What you should do » Within the listing below, locate all lines containing the word "Convert". Copy each one.

Dataset »
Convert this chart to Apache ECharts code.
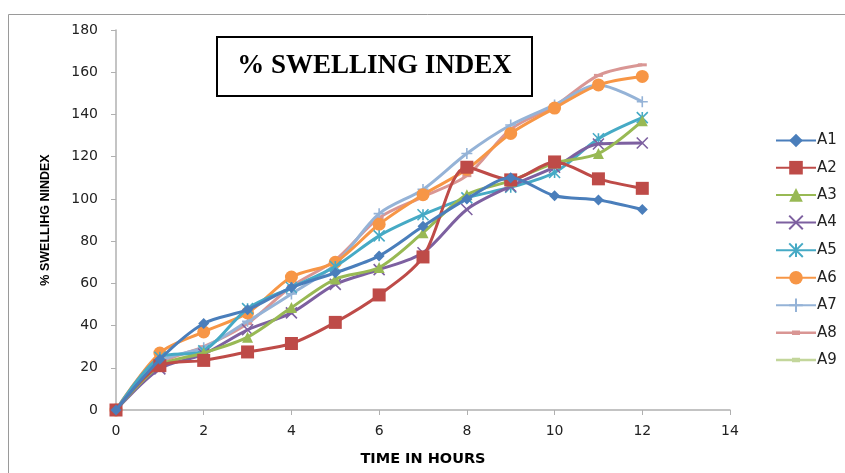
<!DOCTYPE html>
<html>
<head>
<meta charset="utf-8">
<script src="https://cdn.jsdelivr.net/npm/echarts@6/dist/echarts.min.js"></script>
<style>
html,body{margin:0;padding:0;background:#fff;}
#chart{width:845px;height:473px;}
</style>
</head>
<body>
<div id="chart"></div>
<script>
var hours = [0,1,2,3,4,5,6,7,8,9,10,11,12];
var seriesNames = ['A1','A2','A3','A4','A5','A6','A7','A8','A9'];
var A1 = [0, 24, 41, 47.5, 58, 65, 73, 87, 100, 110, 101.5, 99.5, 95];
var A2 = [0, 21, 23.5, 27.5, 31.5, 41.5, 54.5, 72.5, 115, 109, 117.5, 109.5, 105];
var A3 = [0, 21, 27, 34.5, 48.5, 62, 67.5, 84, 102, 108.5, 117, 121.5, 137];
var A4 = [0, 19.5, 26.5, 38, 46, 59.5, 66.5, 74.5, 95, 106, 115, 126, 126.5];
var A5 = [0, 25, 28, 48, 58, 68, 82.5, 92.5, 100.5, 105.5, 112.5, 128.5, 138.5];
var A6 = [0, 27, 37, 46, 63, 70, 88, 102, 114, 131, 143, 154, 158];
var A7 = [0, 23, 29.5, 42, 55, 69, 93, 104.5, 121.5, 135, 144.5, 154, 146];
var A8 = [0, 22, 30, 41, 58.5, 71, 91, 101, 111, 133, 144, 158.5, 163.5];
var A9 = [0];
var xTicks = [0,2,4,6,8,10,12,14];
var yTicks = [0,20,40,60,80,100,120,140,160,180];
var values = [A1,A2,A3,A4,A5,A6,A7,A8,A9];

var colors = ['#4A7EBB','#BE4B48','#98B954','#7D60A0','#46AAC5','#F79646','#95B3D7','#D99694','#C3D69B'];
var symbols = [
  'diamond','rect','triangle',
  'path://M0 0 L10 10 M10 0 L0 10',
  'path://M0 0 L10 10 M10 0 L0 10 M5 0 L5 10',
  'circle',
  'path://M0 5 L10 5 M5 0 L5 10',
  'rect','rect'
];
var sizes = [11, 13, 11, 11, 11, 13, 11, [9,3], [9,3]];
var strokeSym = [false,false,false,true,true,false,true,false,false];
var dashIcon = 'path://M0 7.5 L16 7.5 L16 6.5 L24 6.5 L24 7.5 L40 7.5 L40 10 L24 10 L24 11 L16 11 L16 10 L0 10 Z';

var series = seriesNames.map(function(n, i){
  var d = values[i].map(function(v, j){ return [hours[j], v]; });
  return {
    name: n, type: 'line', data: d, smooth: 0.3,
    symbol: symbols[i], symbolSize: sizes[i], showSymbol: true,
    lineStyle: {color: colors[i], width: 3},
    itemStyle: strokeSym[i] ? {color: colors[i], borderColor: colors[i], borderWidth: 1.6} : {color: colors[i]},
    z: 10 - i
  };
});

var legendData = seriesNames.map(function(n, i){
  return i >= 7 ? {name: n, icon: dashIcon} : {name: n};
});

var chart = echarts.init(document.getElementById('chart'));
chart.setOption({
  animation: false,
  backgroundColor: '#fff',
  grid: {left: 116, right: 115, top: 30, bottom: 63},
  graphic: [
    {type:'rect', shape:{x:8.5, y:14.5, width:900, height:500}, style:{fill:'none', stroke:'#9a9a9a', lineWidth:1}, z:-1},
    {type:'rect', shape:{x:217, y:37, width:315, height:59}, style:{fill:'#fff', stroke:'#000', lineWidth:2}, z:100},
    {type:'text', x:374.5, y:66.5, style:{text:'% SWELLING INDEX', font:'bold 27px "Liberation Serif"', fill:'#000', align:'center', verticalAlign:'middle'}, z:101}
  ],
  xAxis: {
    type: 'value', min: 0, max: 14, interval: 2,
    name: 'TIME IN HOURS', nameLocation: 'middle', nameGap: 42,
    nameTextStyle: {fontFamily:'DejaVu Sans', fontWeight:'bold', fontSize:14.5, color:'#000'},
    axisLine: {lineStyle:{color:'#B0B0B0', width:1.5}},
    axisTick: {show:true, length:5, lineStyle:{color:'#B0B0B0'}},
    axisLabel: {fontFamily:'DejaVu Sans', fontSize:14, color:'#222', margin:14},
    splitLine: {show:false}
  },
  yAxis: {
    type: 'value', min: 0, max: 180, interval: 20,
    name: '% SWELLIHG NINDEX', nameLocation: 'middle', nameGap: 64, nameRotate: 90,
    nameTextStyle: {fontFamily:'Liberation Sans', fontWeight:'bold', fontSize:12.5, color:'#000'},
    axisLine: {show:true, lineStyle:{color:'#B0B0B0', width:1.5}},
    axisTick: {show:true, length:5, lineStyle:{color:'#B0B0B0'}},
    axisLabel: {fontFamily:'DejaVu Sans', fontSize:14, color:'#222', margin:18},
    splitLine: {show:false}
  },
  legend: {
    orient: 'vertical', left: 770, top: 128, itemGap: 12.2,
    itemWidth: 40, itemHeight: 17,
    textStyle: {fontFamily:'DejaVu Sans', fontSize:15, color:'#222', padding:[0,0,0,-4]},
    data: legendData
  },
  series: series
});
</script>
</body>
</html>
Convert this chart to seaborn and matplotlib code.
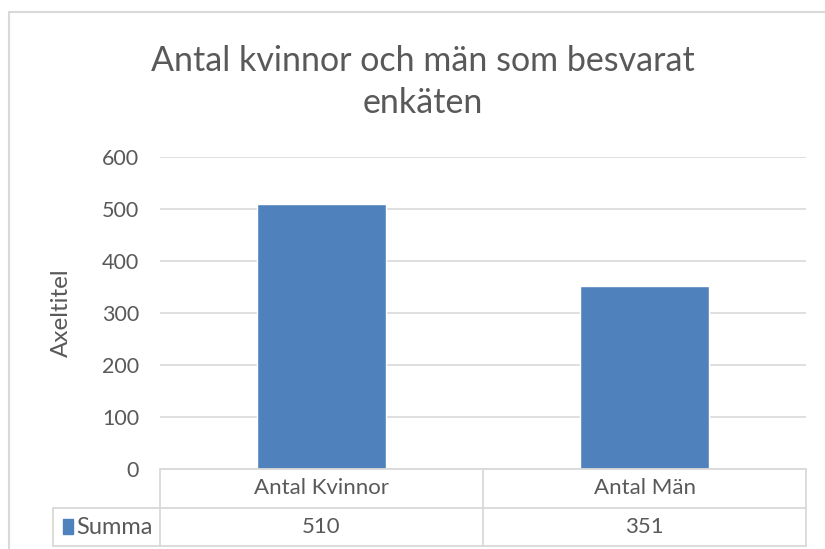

Right answer »
Convert this chart to Apache ECharts code.
Convert this chart to seaborn and matplotlib code.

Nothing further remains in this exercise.